This would require storing a table of encoding names for every driver. Besides this configuration setting is useful. For example - you might be using charset A for your database - maybe for legacy reasons - and charset B for the middleware and the frontend.

I thought that it would be both simpler and more flexible to allow the developer to set up his database settings separately (most ASCII-speaking developers won't need it anyway). But reusing DEFAULT_CHARSET is neat.

comment:4 Changed 11 years ago by me@…

Besides creating the translation tables per driver would require parsing http://www.iana.org/assignments/character-sets for every possible character set name and alias, finding out all of the mappings for these names within PostgreSQL and MySQL and storing these tables in Django sources. These tables would probably exceed the line count of the drivers themselves. Is this really necessary?

comment:5 Changed 11 years ago by hugo

you can't use different encodings for Django and your database backend, because Django never sends Unicode strings but allways sends bytestrings encoded in DEFAULT_ENCODING and so the database driver can't know what to do with it besides passing it along. So the DEFAULT_ENCODING will allways have to match DATABASE_ENCODING, so it's a much better idea to directly tie them together.

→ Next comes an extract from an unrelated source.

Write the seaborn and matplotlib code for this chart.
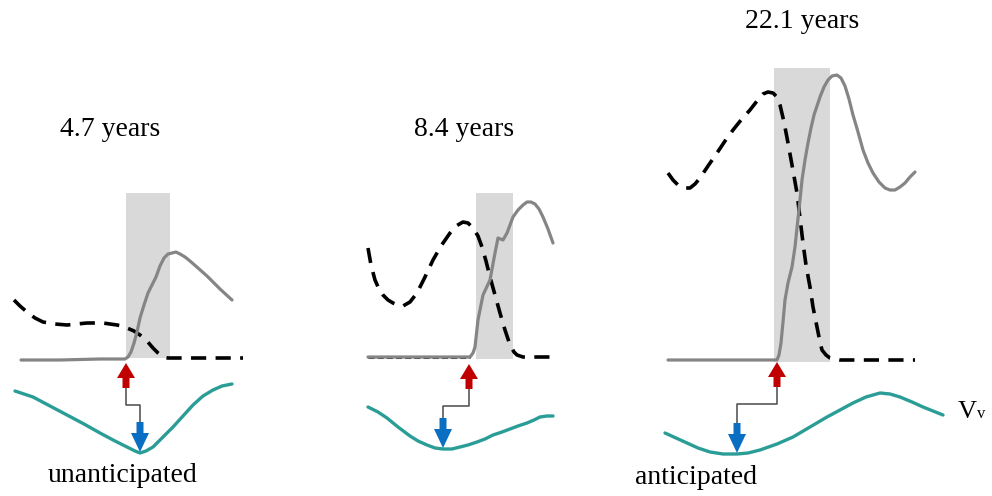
import matplotlib
matplotlib.use("Agg")
import matplotlib.pyplot as plt
import seaborn as sns

# ---- traces (x: time position, y: screen height, both in figure pixels) ----
# Panel 1 : 4.7 years (unanticipated)
p1_flow_x = [21, 60, 100, 125, 128, 131, 134, 137, 140, 144, 148, 152, 156, 160, 164, 168, 172, 176,
             180, 185, 190, 198, 207, 220, 232]
p1_flow_y = [360, 360, 359, 359, 357, 352, 343, 332, 318, 305, 293, 285, 277, 266, 258, 254, 253, 252,
             254, 257, 261, 268, 276, 289, 300]
p1_press_x = [14, 20, 27, 35, 43, 55, 67, 77, 87, 95, 103, 110, 117, 122, 127, 134, 140, 147, 153, 158,
              163, 168, 243]
p1_press_y = [300, 306, 312, 318, 322, 324, 325, 324, 323, 323, 323, 324, 325, 326, 328, 331, 335, 341,
              348, 353, 357, 358, 358]
p1_vv_x = [15, 33, 50, 67, 84, 100, 115, 127, 135, 140, 146, 153, 163, 173, 183, 193, 203, 213, 222, 232]
p1_vv_y = [391, 397, 406, 415, 424, 433, 441, 447, 451, 453, 451, 447, 437, 427, 416, 405, 396, 390, 386, 384]
p1_window = (126, 170, 193, 358)
p1_onset = (126, 363)
p1_vv_event = (140, 452)

# Panel 2 : 8.4 years
p2_flow_x = [368, 420, 470, 473, 475, 478, 483, 490, 495, 498, 503, 507, 513, 518, 523, 527, 531, 535,
             539, 543, 548, 553]
p2_flow_y = [357, 357, 357, 353, 347, 320, 295, 280, 253, 238, 240, 233, 217, 210, 205, 202, 202, 204,
             209, 217, 229, 243]
p2_press_x = [368, 371, 375, 379, 383, 388, 393, 398, 403, 410, 417, 425, 433, 441, 450, 456, 463, 468,
              473, 478, 482, 486, 490, 495, 500, 505, 510, 514, 517, 523, 555]
p2_press_y = [248, 265, 280, 289, 295, 300, 303, 305, 306, 302, 293, 277, 260, 246, 233, 226, 222, 223,
              228, 236, 247, 261, 277, 295, 313, 330, 345, 352, 355, 357, 357]
p2_base_x = [368, 470]
p2_base_y = [357, 357]
p2_vv_x = [368, 378, 387, 398, 410, 418, 427, 435, 443, 452, 460, 468, 477, 485, 493, 502, 510, 518,
           527, 534, 540, 547, 553]
p2_vv_y = [407, 412, 418, 427, 436, 441, 445, 448, 449, 449, 447, 445, 442, 439, 435, 432, 429, 426,
           423, 420, 417, 416, 416]
p2_window = (476, 513, 193, 359)
p2_onset = (469, 364)
p2_vv_event = (443, 448)

# Panel 3 : 22.1 years (anticipated)
p3_flow_x = [668, 720, 777, 779, 781, 783, 785, 788, 792, 795, 797, 800, 802, 805, 808, 811, 814, 817,
             820, 824, 828, 832, 837, 841, 845, 849, 853, 858, 863, 868, 873, 879, 885, 890, 895, 900,
             905, 910, 915]
p3_flow_y = [360, 360, 360, 355, 343, 322, 300, 283, 267, 247, 228, 200, 180, 160, 143, 128, 115, 106,
             97, 87, 80, 76, 75, 78, 86, 99, 115, 132, 150, 163, 173, 182, 188, 190, 190, 187,
             183, 177, 172]
p3_press_x = [668, 673, 678, 684, 690, 695, 700, 708, 717, 725, 733, 741, 750, 757, 763, 768, 773, 777,
              780, 784, 788, 792, 797, 800, 803, 806, 810, 813, 817, 820, 822, 826, 830, 840, 915]
p3_press_y = [173, 180, 185, 188, 188, 184, 178, 166, 153, 141, 130, 120, 110, 101, 94, 92, 93, 97,
              105, 122, 143, 165, 193, 218, 243, 265, 287, 307, 327, 342, 350, 355, 358, 360, 360]
p3_vv_x = [665, 676, 687, 698, 710, 723, 737, 748, 760, 777, 793, 810, 827, 840, 853, 866, 880, 890,
           900, 912, 923, 933, 943]
p3_vv_y = [433, 438, 443, 448, 452, 454, 454, 453, 450, 444, 437, 427, 417, 410, 403, 397, 393, 394,
           397, 402, 407, 411, 415]
p3_window = (774, 830, 68, 362)
p3_onset = (777, 362)
p3_vv_event = (737, 453)

panel_titles = ["4.7 years", "8.4 years", "22.1 years"]
title_pos = [(110, 129), (464, 129), (802, 22)]
timing_labels = ["unanticipated", "anticipated"]
timing_pos = [(123, 475), (696, 477)]

# ---- styling ----
FLOW_C = "#858585"
PRESS_C = "#000000"
VV_C = "#2a9d97"
WIN_C = "#d9d9d9"
RED = "#c00000"
BLUE = "#0a6fc2"
LINK_C = "#4a4a4a"

sns.set_theme(style="white")
plt.rcParams["font.family"] = ["Liberation Serif", "DejaVu Serif"]

fig = plt.figure(figsize=(9.92, 4.96), dpi=100)
ax = fig.add_axes([0, 0, 1, 1])
ax.set_xlim(0, 992)
ax.set_ylim(496, 0)
ax.axis("off")

panels = [
    (p1_flow_x, p1_flow_y, p1_press_x, p1_press_y, p1_vv_x, p1_vv_y, p1_window, p1_onset, p1_vv_event),
    (p2_flow_x, p2_flow_y, p2_press_x, p2_press_y, p2_vv_x, p2_vv_y, p2_window, p2_onset, p2_vv_event),
    (p3_flow_x, p3_flow_y, p3_press_x, p3_press_y, p3_vv_x, p3_vv_y, p3_window, p3_onset, p3_vv_event),
]

dash = (0, (4.2, 2.6))

for i, (fx, fy, px, py, vx, vy, win, onset, ev) in enumerate(panels):
    x0, x1, y0, y1 = win
    ax.axvspan(x0, x1, ymin=1 - y1 / 496, ymax=1 - y0 / 496, color=WIN_C, lw=0, zorder=0)

    if i == 1:
        sns.lineplot(x=p2_base_x, y=p2_base_y, ax=ax, color="#222222", lw=2.2,
                     linestyle=(0, (2, 1)), estimator=None, sort=False, zorder=1)
    sns.lineplot(x=px, y=py, ax=ax, color=PRESS_C, lw=2.6, linestyle=dash,
                 estimator=None, sort=False, zorder=2)
    sns.lineplot(x=fx, y=fy, ax=ax, color=FLOW_C, lw=2.3,
                 estimator=None, sort=False, zorder=3)
    sns.lineplot(x=vx, y=vy, ax=ax, color=VV_C, lw=2.4,
                 estimator=None, sort=False, zorder=3)

    # onset arrow (red, pointing up) and Vv event arrow (blue, pointing down)
    ox, oy = onset
    ex, ey = ev
    r_base = oy + 25
    b_top = ey - 30
    ax.arrow(ox, r_base, 0, oy - r_base, width=7, head_width=18, head_length=15,
             length_includes_head=True, color=RED, lw=0, zorder=4)
    ax.arrow(ex, b_top, 0, ey - b_top, width=7, head_width=18, head_length=19,
             length_includes_head=True, color=BLUE, lw=0, zorder=4)
    mid = r_base + 17
    ax.plot([ox, ox, ex, ex], [r_base, mid, mid, b_top], color=LINK_C, lw=1.1, zorder=3)

for t, (tx, ty) in zip(panel_titles, title_pos):
    ax.text(tx, ty, t, fontsize=20, ha="center", va="center", color="black")
for t, (tx, ty) in zip(timing_labels, timing_pos):
    ax.text(tx, ty, t, fontsize=20, ha="center", va="center", color="black")

ax.text(958, 418, "V", fontsize=19, ha="left", va="baseline", color="black")
ax.text(977, 418, "v", fontsize=12, ha="left", va="baseline", color="black")

fig.savefig("out.png", dpi=100)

comment:6 Changed 11 years ago by me@…

Point taken, I agree. How many encodings should be included in the dicts per driver if we decide to handle it that way? IANA list is just insanely long, especially including all the possible aliases.

comment:7 Changed 11 years ago by Maniac <Maniac@…>

Hugo, this is exactly what this patch is intended to do (as far as I understand). If you set client encoding for database this is the encoding which database expects on client regardless of its internal encoding. If you have legacy database in, say, windows-1251 (cyrillic) and want to use your Django app modern proper way with utf-8 then you're in trouble since noone tells your database to convert windows-1251 to utf-8 upon SELECT.

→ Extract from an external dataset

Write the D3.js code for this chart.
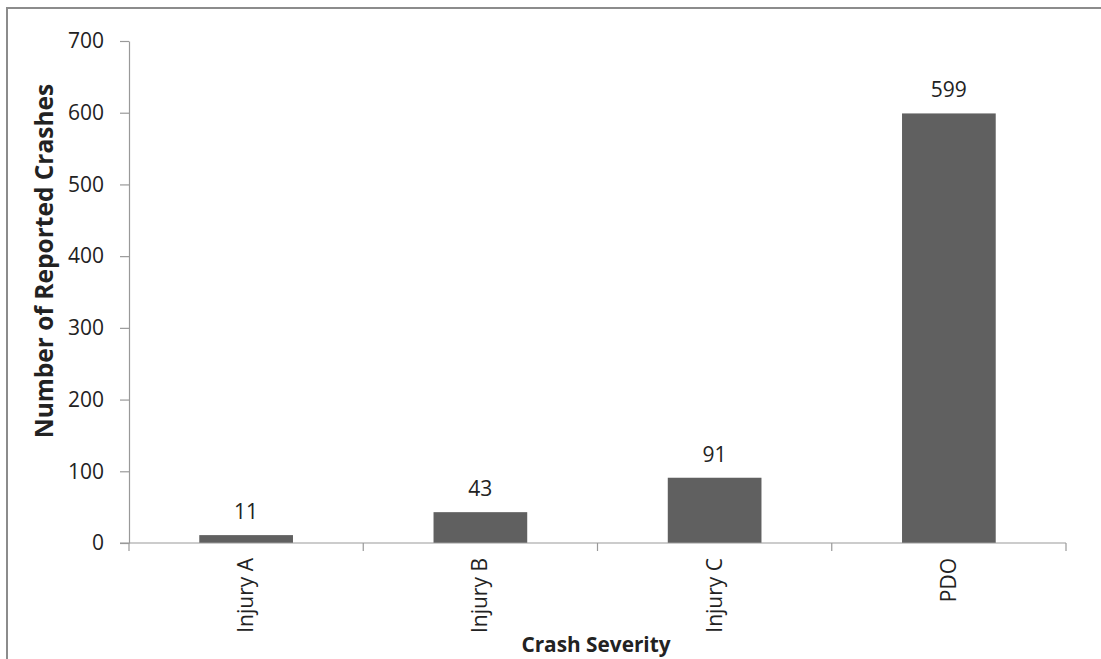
<!DOCTYPE html>
<html><head><meta charset="utf-8">
<script src="https://cdn.jsdelivr.net/npm/d3@7"></script>
<style>
html,body{margin:0;padding:0;background:#fff;}
svg{display:block;}
text{font-family:"Open Sans",sans-serif;fill:#222;}
</style></head>
<body><svg id="c" width="1101" height="659"></svg>
<script>
const categories = ["Injury A","Injury B","Injury C","PDO"];
const values = [11,43,91,599];
const yTicks = [0,100,200,300,400,500,600,700];
const xTitle = "Crash Severity";
const yTitle = "Number of Reported Crashes";

const svg = d3.select("#c");
const W = 1101, H = 659;
const m = {left:129, right:1066, top:41, bottom:543};

svg.append("rect").attr("x",7).attr("y",8).attr("width",W+10).attr("height",H+10)
  .attr("fill","none").attr("stroke","#8c8c8c").attr("stroke-width",2);

const x = d3.scaleBand().domain(categories).range([m.left,m.right]).paddingInner(0.6).paddingOuter(0.3);
const y = d3.scaleLinear().domain([0,700]).range([m.bottom,m.top]);

// bars
svg.selectAll("rect.bar").data(values).join("rect").attr("class","bar")
  .attr("x",(d,i)=>x(categories[i])).attr("width",x.bandwidth())
  .attr("y",d=>y(d)).attr("height",d=>y(0)-y(d)).attr("fill","#606060");

// y axis
const ya = svg.append("g").attr("transform",`translate(${m.left},0)`)
  .call(d3.axisLeft(y).tickValues(yTicks).tickSize(9).tickPadding(16).tickSizeOuter(0));
ya.select(".domain").attr("stroke","#999").attr("stroke-width",1.2);
ya.selectAll(".tick line").attr("stroke","#999").attr("stroke-width",1.2);
ya.selectAll(".tick text").style("font-size","21px").attr("fill","#222");

// x axis line and boundary ticks
const xa = svg.append("g");
xa.append("line").attr("x1",m.left-9).attr("x2",m.right).attr("y1",y(0)).attr("y2",y(0)).attr("stroke","#999").attr("stroke-width",1.2);
const bounds = d3.range(categories.length+1).map(i=> m.left + i*x.step());
xa.selectAll("line.bt").data(bounds).join("line").attr("class","bt")
  .attr("x1",d=>d).attr("x2",d=>d).attr("y1",y(0)).attr("y2",y(0)+8).attr("stroke","#999").attr("stroke-width",1.2);

// category labels
svg.selectAll("text.cat").data(categories).join("text").attr("class","cat")
  .attr("transform",d=>`translate(${x(d)+x.bandwidth()/2+7},558) rotate(-90)`)
  .attr("text-anchor","end").style("font-size","21px").text(d=>d);

// data labels
svg.selectAll("text.val").data(values).join("text").attr("class","val")
  .attr("x",(d,i)=>x(categories[i])+x.bandwidth()/2).attr("y",d=>y(d)-16)
  .attr("text-anchor","middle").style("font-size","21px").text(d=>d);

// titles
svg.append("text").attr("x",596).attr("y",652).attr("text-anchor","middle")
  .style("font-size","20.8px").style("font-weight","bold").attr("fill","#111").text(xTitle);
svg.append("text").attr("transform",`translate(53,261) rotate(-90)`).attr("text-anchor","middle")
  .style("font-size","24.5px").style("font-weight","bold").attr("fill","#111").text(yTitle);
</script></body></html>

The separate setting is required because you can't use DEFAULT_CHARSET directly for SET ENCODING in database because databases do the lame thing with using some non standard names for encodings. So DATABASE_ENCODING is merely intended as a 'translation' of DEFAULT_CHARSET for your database driver. Doing it automatically would require a huge mapping table in a form

  (('utf-8','unicode'),('windows-1251','cp1251') ... )

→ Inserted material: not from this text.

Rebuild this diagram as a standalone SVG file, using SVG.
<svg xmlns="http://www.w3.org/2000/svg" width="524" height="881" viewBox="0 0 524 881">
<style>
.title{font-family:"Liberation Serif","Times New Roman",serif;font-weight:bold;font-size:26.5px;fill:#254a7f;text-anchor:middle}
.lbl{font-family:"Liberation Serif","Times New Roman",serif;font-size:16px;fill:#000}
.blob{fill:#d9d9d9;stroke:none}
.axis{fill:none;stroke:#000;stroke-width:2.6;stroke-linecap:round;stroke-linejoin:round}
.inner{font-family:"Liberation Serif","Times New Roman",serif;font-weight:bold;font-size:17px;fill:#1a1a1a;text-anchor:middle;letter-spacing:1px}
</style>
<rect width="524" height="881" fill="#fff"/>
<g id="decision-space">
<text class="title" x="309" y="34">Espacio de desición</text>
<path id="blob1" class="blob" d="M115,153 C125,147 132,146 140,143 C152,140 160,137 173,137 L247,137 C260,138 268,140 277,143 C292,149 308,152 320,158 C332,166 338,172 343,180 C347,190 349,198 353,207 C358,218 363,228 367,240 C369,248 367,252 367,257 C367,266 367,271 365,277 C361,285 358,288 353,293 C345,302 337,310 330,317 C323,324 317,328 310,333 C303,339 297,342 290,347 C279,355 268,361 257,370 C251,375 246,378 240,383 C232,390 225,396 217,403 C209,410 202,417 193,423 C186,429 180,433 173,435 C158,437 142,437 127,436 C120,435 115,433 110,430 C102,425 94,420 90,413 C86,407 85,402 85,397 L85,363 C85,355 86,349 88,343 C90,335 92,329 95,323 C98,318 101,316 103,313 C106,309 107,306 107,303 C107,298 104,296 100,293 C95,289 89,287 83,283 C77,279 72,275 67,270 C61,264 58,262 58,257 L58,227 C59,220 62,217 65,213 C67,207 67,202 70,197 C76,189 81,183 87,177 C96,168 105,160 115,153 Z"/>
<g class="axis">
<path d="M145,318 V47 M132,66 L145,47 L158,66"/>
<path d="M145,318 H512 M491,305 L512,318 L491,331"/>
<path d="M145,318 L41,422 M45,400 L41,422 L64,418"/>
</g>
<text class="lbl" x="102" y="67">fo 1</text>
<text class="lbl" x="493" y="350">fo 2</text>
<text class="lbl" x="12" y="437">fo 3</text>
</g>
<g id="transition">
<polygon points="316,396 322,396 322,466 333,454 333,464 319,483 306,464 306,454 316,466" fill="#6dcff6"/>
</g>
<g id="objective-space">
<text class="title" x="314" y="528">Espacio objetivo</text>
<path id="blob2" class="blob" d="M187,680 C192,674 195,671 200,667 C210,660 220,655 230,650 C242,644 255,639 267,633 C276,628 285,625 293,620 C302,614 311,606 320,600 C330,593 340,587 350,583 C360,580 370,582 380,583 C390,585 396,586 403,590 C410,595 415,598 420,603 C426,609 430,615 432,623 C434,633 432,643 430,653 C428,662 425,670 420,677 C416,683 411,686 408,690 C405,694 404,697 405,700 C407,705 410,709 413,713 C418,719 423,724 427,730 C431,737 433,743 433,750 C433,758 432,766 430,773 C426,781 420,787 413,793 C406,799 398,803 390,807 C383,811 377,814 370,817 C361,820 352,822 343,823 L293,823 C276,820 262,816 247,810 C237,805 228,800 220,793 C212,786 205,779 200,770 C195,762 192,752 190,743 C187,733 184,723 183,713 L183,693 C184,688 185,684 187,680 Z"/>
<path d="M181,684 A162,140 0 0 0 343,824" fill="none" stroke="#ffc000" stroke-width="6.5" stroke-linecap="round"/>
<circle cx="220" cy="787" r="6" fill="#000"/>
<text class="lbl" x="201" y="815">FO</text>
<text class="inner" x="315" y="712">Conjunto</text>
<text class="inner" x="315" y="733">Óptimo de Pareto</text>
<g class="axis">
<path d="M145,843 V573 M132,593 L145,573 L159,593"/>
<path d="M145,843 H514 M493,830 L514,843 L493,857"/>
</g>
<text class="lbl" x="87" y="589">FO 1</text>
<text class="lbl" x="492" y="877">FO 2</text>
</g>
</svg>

for each backend as Julik pointed. I, for example, wouldn't start implementing a new backend if I knew it would require to match some several dozens strings manually. On the contrary each Django user would wrk with maybe one or two legacy encodings.

Julik, may be document it in the comment to the setting since it's not entirely obvious.

comment:8 Changed 11 years ago by me@…

Ok, we can do it the other way.
Let's have a dict of, say, 6 most common encodings per driver (unicode, JIS, cp-1251 and maybe some more). If the user is using some DEFAULT_CHARSET which is not covered by the dict and does NOT specify DATABASE_ENCODING an exception is raised along the lines of "You are using some charset but you also need to tell your database to support it, and Django doesn't know how to do it for you". Otherwise, if the DEFAULT_CHARSET is mapped by a dict then we just use it straight away without requiring any bothering with DATABASE_ENCODING.

Will that be reasonable?

comment:9 Changed 11 years ago by hugo

sounds reasonable to me - in most cases users won't need to change that setting, as they will just stick with one of the standard encodings. And for unusual situations you can specify what it should do.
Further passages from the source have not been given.